To help youngsters connect with nature, Huston initiated the Green Thumb Club. It provides supplies and supervision for children and senior citizens to garden together.

“We buy rakes, knee pads, hoes, and seeds,” he says. “The club goes to designated areas of Parkchester and plants ‘life.’” It’s a great chance for older people and younger people in our community to get to know each other. ”

This and other programs are the fruit of Huston’s unique drive and imagination, according to Margaret M.Walsh, board president of the Parkchester South Condominium, which administers the complex.
“He’s a great community builder; he identifies needs in the community and fills them, often with his own creative ideas,” she says.

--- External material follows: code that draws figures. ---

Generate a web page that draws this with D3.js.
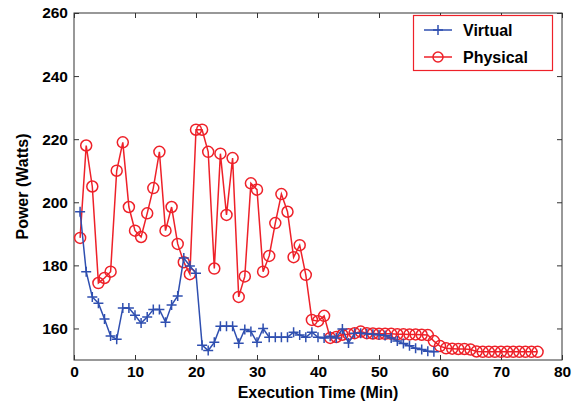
<!DOCTYPE html>
<html><head><meta charset="utf-8">
<script src="https://cdn.jsdelivr.net/npm/d3@7"></script>
<style>body{margin:0;background:#fff}</style>
</head><body>
<script>
const virtualTime = d3.range(1, 60);
const virtualPower = [197,178,170,168,163,157.6,156.6,166.5,166.5,164.2,161.7,163.6,166,166,162,167.4,170.3,182.3,179.8,177.5,
154.7,153,155.6,160.7,160.7,160.7,155.3,159.7,159,155.6,160,157.2,157.2,157.2,157.2,158.8,157.9,157.2,158.8,157.2,
157,157.5,157,159.8,155.4,158.5,158.5,158.3,158.2,158,157.8,157,156,155.2,154.5,153.7,153.3,152.8,152.6];
const physicalTime = d3.range(1, 77);
const physicalPower = [188.7,218,205,174.4,176,178,210,219,198.5,191,189,196.5,204.5,216,191,198.5,186.8,181,177.2,223,
223,216,179,215.4,196,214,170,176.5,206,204,178,183,193.4,202.6,197,182.6,186.4,177,162.7,162.3,
164,157,157.3,158,158.2,158.5,159,158.5,158.4,158.3,158.3,158.3,158.2,158.2,158.1,158.1,158,157.9,156,154.4,
153.7,153.6,153.5,153.5,153.3,152.7,152.6,152.6,152.6,152.6,152.6,152.6,152.6,152.6,152.6,152.6];
const xTicks = [0,10,20,30,40,50,60,70,80];
const yTicks = [160,180,200,220,240,260];
const seriesNames = ["Virtual","Physical"];

const W = 581, H = 405;
const m = {l:74, r:19, t:13, b:45};
const svg = d3.select("body").append("svg").attr("width",W).attr("height",H)
  .style("font-family","'Liberation Sans', Arial, sans-serif");
const x = d3.scaleLinear().domain([0,80]).range([m.l, W-m.r]);
const y = d3.scaleLinear().domain([150,260]).range([H-m.b, m.t]);
const blue = "#2f4fb0", red = "#ee2129";

// frame
svg.append("rect").attr("x",x(0)).attr("y",y(260)).attr("width",x(80)-x(0)).attr("height",y(150)-y(260))
  .attr("fill","none").attr("stroke","#333").attr("stroke-width",1);

const tl = 5;
const gx = svg.append("g").attr("transform",`translate(0,${y(150)})`)
  .call(d3.axisBottom(x).tickValues(xTicks).tickSize(-tl).tickPadding(6).tickFormat(d3.format("d")));
const gy = svg.append("g").attr("transform",`translate(${x(0)},0)`)
  .call(d3.axisLeft(y).tickValues(yTicks).tickSize(-tl).tickPadding(6).tickFormat(d3.format("d")));
const gxt = svg.append("g").attr("transform",`translate(0,${y(260)})`)
  .call(d3.axisTop(x).tickValues(xTicks).tickSize(-tl).tickFormat(""));
const gyr = svg.append("g").attr("transform",`translate(${x(80)},0)`)
  .call(d3.axisRight(y).tickValues(yTicks).tickSize(-tl).tickFormat(""));
[gx,gy,gxt,gyr].forEach(g=>{
  g.select(".domain").remove();
  g.selectAll(".tick line").attr("stroke","#333");
  g.selectAll("text").attr("fill","#000").style("font-size","15.5px").style("font-weight","bold")
   .style("font-family","'Liberation Sans', Arial, sans-serif");
});

svg.append("text").attr("x",(x(0)+x(80))/2).attr("y",397.5).attr("text-anchor","middle")
  .style("font-size","16px").style("font-weight","bold").text("Execution Time (Min)");
svg.append("text").attr("transform",`translate(28,${(y(150)+y(260))/2}) rotate(-90)`).attr("text-anchor","middle")
  .style("font-size","16px").style("font-weight","bold").text("Power (Watts)");

const line = d3.line().x(d=>x(d[0])).y(d=>y(d[1]));
const vData = virtualTime.map((t,i)=>[t,virtualPower[i]]);
const pData = physicalTime.map((t,i)=>[t,physicalPower[i]]);

function plus(g, cx, cy, s, color){
  g.append("path").attr("d",`M${cx-s},${cy}H${cx+s}M${cx},${cy-s}V${cy+s}`).attr("stroke",color).attr("stroke-width",1.5).attr("fill","none");
}

// physical
svg.append("path").datum(pData).attr("d",line).attr("fill","none").attr("stroke",red).attr("stroke-width",1.5);
svg.append("g").selectAll("circle").data(pData).join("circle")
  .attr("cx",d=>x(d[0])).attr("cy",d=>y(d[1])).attr("r",5.5)
  .attr("fill","none").attr("stroke",red).attr("stroke-width",1.5);
// virtual
svg.append("path").datum(vData).attr("d",line).attr("fill","none").attr("stroke",blue).attr("stroke-width",1.5);
const vg = svg.append("g");
vData.forEach(d=>plus(vg, x(d[0]), y(d[1]), 5, blue));

// legend
const lg = svg.append("g");
lg.append("rect").attr("x",413.5).attr("y",15.5).attr("width",139).attr("height",55)
  .attr("fill","#fff").attr("stroke",red).attr("stroke-width",1.2);
const ly = [30, 57];
lg.append("line").attr("x1",424).attr("x2",452).attr("y1",ly[0]).attr("y2",ly[0]).attr("stroke",blue).attr("stroke-width",1.5);
plus(lg, 438, ly[0], 5, blue);
lg.append("line").attr("x1",424).attr("x2",452).attr("y1",ly[1]).attr("y2",ly[1]).attr("stroke",red).attr("stroke-width",1.5);
lg.append("circle").attr("cx",438).attr("cy",ly[1]).attr("r",5).attr("fill","none").attr("stroke",red).attr("stroke-width",1.5);
seriesNames.forEach((n,i)=>{
  lg.append("text").attr("x",463).attr("y",ly[i]+5.5).style("font-size","16px").style("font-weight","bold").text(n);
});
</script>
</body></html>
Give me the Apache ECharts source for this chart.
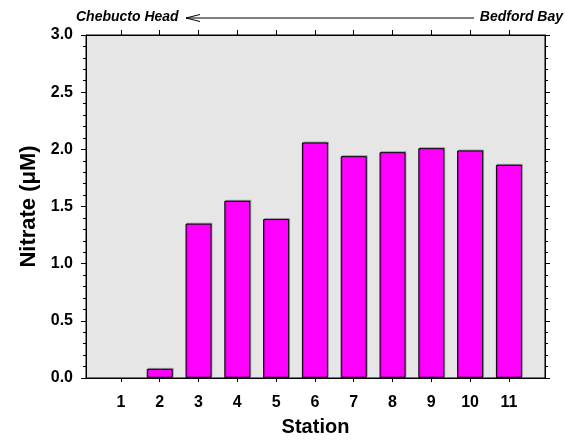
<!DOCTYPE html>
<html>
<head>
<meta charset="utf-8">
<script src="https://cdn.jsdelivr.net/npm/echarts@6/dist/echarts.min.js"></script>
<style>
  html, body { margin: 0; padding: 0; background: #fff; }
  #chart { width: 565px; height: 445px; }
</style>
</head>
<body>
<div id="chart"></div>
<script>
// nitrate per station (station 1: no bar drawn)
const stations = [1, 2, 3, 4, 5, 6, 7, 8, 9, 10, 11];
const nitrate = [null, 0.08, 1.35, 1.55, 1.39, 2.06, 1.94, 1.975, 2.01, 1.99, 1.865];
const yTicks = [0, 0.5, 1.0, 1.5, 2.0, 2.5, 3.0];

const FONT = 'Arial, "Liberation Sans", sans-serif';
const BLACK = '#000';

const chart = echarts.init(document.getElementById('chart'));

const sideAxisX = (position, withLabels) => ({
    type: 'value',
    position: position,
    min: 0.1,
    max: 11.93,
    splitLine: { show: false },
    axisLine: { show: true, onZero: false, lineStyle: { color: BLACK, width: 1 } },
    axisTick: {
        show: true, inside: false, length: position === 'top' ? 5 : 4,
        customValues: stations,
        lineStyle: { color: BLACK }
    },
    axisLabel: {
        show: withLabels,
        customValues: stations,
        margin: 17,
        color: BLACK,
        fontFamily: FONT,
        fontWeight: 'bold',
        fontSize: 16
    }
});

const sideAxisY = (position, withLabels) => ({
    type: 'value',
    position: position,
    min: yTicks[0],
    max: yTicks[yTicks.length - 1],
    interval: 0.5,
    splitLine: { show: false },
    axisLine: { show: true, onZero: false, lineStyle: { color: BLACK, width: 1 } },
    axisTick: { show: true, inside: false, length: 5, lineStyle: { color: BLACK } },
    minorTick: { show: true, splitNumber: 5, length: 3, lineStyle: { color: BLACK } },
    axisLabel: {
        show: withLabels,
        margin: 13,
        color: BLACK,
        fontFamily: FONT,
        fontWeight: 'bold',
        fontSize: 16,
        formatter: (v) => v.toFixed(1)
    }
});

const xBottom = sideAxisX('bottom', true);
xBottom.name = 'Station';
xBottom.nameLocation = 'middle';
xBottom.nameGap = 39;
xBottom.nameTextStyle = { color: BLACK, fontFamily: FONT, fontWeight: 'bold', fontSize: 20 };

const yLeft = sideAxisY('left', true);
yLeft.name = 'Nitrate (\u03bcM)';
yLeft.nameLocation = 'middle';
yLeft.nameGap = 45;
yLeft.nameTextStyle = { color: BLACK, fontFamily: FONT, fontWeight: 'bold', fontSize: 22 };

chart.setOption({
    animation: false,
    backgroundColor: '#fff',
    grid: {
        left: 86, right: 20, top: 35, bottom: 67,
        show: true,
        backgroundColor: '#e6e6e6',
        borderColor: BLACK,
        borderWidth: 1
    },
    xAxis: [xBottom, sideAxisX('top', false)],
    yAxis: [yLeft, sideAxisY('right', false)],
    series: [{
        type: 'bar',
        xAxisIndex: 0,
        yAxisIndex: 0,
        barWidth: 26,
        data: stations.map((s, i) => [s, nitrate[i]]),
        itemStyle: {
            color: '#ff00ff',
            borderColor: BLACK,
            borderWidth: 1,
            shadowColor: 'rgba(0,0,0,0.25)',
            shadowOffsetX: 1,
            shadowOffsetY: -1
        }
    }],
    graphic: [
        {
            type: 'text', left: 76, top: 10,
            style: { text: 'Chebucto Head', fill: BLACK, font: 'italic bold 14px ' + FONT }
        },
        {
            type: 'text', right: 2, top: 10,
            style: { text: 'Bedford Bay', fill: BLACK, font: 'italic bold 14px ' + FONT }
        },
        {
            type: 'polyline',
            shape: { points: [[200, 14.5], [186, 18], [200, 21.5]] },
            style: { stroke: BLACK, lineWidth: 1, fill: null }
        },
        {
            type: 'line',
            shape: { x1: 186, y1: 18, x2: 474, y2: 18 },
            style: { stroke: BLACK, lineWidth: 1 }
        }
    ]
});
</script>
</body>
</html>
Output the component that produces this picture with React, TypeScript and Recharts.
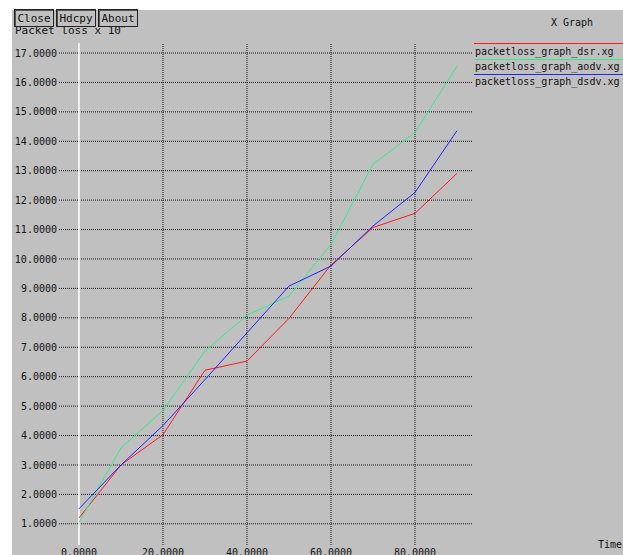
import { LineChart, Line, XAxis, YAxis, ReferenceLine } from "recharts"

// simulation time (s)
const time = [0, 10, 20, 30, 40, 50, 60, 70, 80, 90]
// packet loss per protocol
const dsr = [1.2, 3.0, 4.03, 6.22, 6.53, 7.98, 9.8, 11.07, 11.55, 12.91]
const aodv = [1.05, 3.58, 4.85, 6.87, 8.09, 8.74, 10.5, 13.22, 14.3, 16.55]
const dsdv = [1.51, 3.0, 4.34, 5.9, 7.49, 9.08, 9.76, 11.12, 12.26, 14.36]

const xTicks = [0, 20, 40, 60, 80]
const yTicks = [1, 2, 3, 4, 5, 6, 7, 8, 9, 10, 11, 12, 13, 14, 15, 16, 17]

const legend = [
  { name: "packetloss_graph_dsr.xg", color: "#ff1a1a" },
  { name: "packetloss_graph_aodv.xg", color: "#33ee88" },
  { name: "packetloss_graph_dsdv.xg", color: "#2222ff" },
]

const data = time.map((t, i) => ({ t, dsr: dsr[i], aodv: aodv[i], dsdv: dsdv[i] }))

const FONT = "'DejaVu Sans Mono', monospace"
const BG = "#c0c0c0"

function XTick(props: any) {
  const { x, payload } = props
  return (
    <text x={x} y={556} textAnchor="middle" fontFamily={FONT} fontSize={10} fill="#111">
      {payload.value.toFixed(4)}
    </text>
  )
}

function YTick(props: any) {
  const { y, payload } = props
  return (
    <text x={57} y={y + 3.6} textAnchor="end" fontFamily={FONT} fontSize={10} fill="#111">
      {payload.value.toFixed(4)}
    </text>
  )
}

function Button({ label, left, width }: { label: string; left: number; width: number }) {
  return (
    <div
      style={{
        position: "absolute",
        left,
        top: 9,
        width: width - 2,
        height: 16,
        border: "1px solid #222",
        boxShadow: "inset 1px 1px 0 #555",
        background: BG,
        fontFamily: FONT,
        fontSize: 11,
        lineHeight: "17px",
        textAlign: "center",
        color: "#111",
      }}
    >
      {label}
    </div>
  )
}

export default function App() {
  // legend line y positions and text baselines
  const lineY = [43, 59, 74]
  const textY = [55, 69.5, 85]
  return (
    <div style={{ position: "absolute", left: 0, top: 0, width: 623, height: 555, background: "#fff", overflow: "hidden" }}>
      <div style={{ position: "absolute", left: 12, top: 10, width: 611, height: 545, background: BG }} />

      <svg width={623} height={555} style={{ position: "absolute", left: 0, top: 0 }}>
        <text x={15} y={34} fontFamily={FONT} fontSize={11} fill="#111">
          Packet loss x 10<tspan fontSize={7} dy={-3}>^</tspan>
        </text>
        <text x={551} y={25.5} fontFamily={FONT} fontSize={10} fill="#111">X Graph</text>
        <text x={598} y={548} fontFamily={FONT} fontSize={10} fill="#111">Time</text>
        {legend.map((l, i) => (
          <g key={l.name}>
            <line x1={474} x2={623} y1={lineY[i] + 0.5} y2={lineY[i] + 0.5} stroke={l.color} strokeWidth={1} />
            <text x={475} y={textY[i]} fontFamily={FONT} fontSize={10} fill="#111">{l.name}</text>
          </g>
        ))}
      </svg>

      <div style={{ position: "absolute", left: 0, top: 0 }}>
        <LineChart width={623} height={555} data={data} margin={{ top: 43, right: 151, left: 0, bottom: 0 }}>
          <XAxis
            dataKey="t"
            type="number"
            domain={[-4.76, 93.57]}
            allowDataOverflow
            ticks={xTicks}
            height={10}
            axisLine={false}
            tickLine={false}
            tick={<XTick />}
            interval={0}
          />
          <YAxis
            type="number"
            domain={[0.28, 17.34]}
            allowDataOverflow
            ticks={yTicks}
            width={59}
            axisLine={false}
            tickLine={false}
            tick={<YTick />}
            interval={0}
          />
          {yTicks.map((v) => (
            <ReferenceLine key={`h${v}`} y={v} stroke="#111" strokeDasharray="1 1" />
          ))}
          {xTicks.filter((t) => t !== 0).map((t) => (
            <ReferenceLine key={`v${t}`} x={t} stroke="#111" strokeDasharray="1 1" />
          ))}
          <ReferenceLine x={0} stroke="#ffffff" strokeWidth={1.5} />
          <Line type="linear" dataKey="dsr" stroke={legend[0].color} strokeWidth={1} dot={false} isAnimationActive={false} />
          <Line type="linear" dataKey="aodv" stroke={legend[1].color} strokeWidth={1} dot={false} isAnimationActive={false} />
          <Line type="linear" dataKey="dsdv" stroke={legend[2].color} strokeWidth={1} dot={false} isAnimationActive={false} />
        </LineChart>
      </div>

      <Button label="Close" left={14} width={40} />
      <Button label="Hdcpy" left={56} width={40} />
      <Button label="About" left={98} width={40} />
    </div>
  )
}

In all, Huston estimates that Parkchester Recreation’s many programs serve about 90,000 to 100,000 people.
“We say it’s just for the Parkchester community, but we’d never dream of turning a child away,” he says.

Although the programs he has initiated have been hailed as great successes, persuading some to embrace his ideas took time.

“Painstakingly and with perseverance, we were able to initiate activities little by little,” he said. “It was my dream to become as big as we are, with the help of God. Now we can go to other organizations for help.”

One plan for the future is to offer children two workshops—journalism and video production–with the help of MAC Creations, a private educational firm. State Assemblyman Peter Rivera will coordinate funding.

Huston credits his wife Marva, 58, and their three children with patiently enduring the years when he worked 12-hour days to build the department, helping him succeed.

“With my family’s understanding and support, I was able to do what I had to do,” he says.

One of his daughters, Chanel, 23, is a hands-on helper, volunteering her talents as an arts-and-crafts teacher.

As for his staff, when speaking of the Parkchester Recreation Department’s accomplishments, he never uses the word ‘I.’

“Parkchester has changed for the better,” he says, “and we were able to be a part of it.”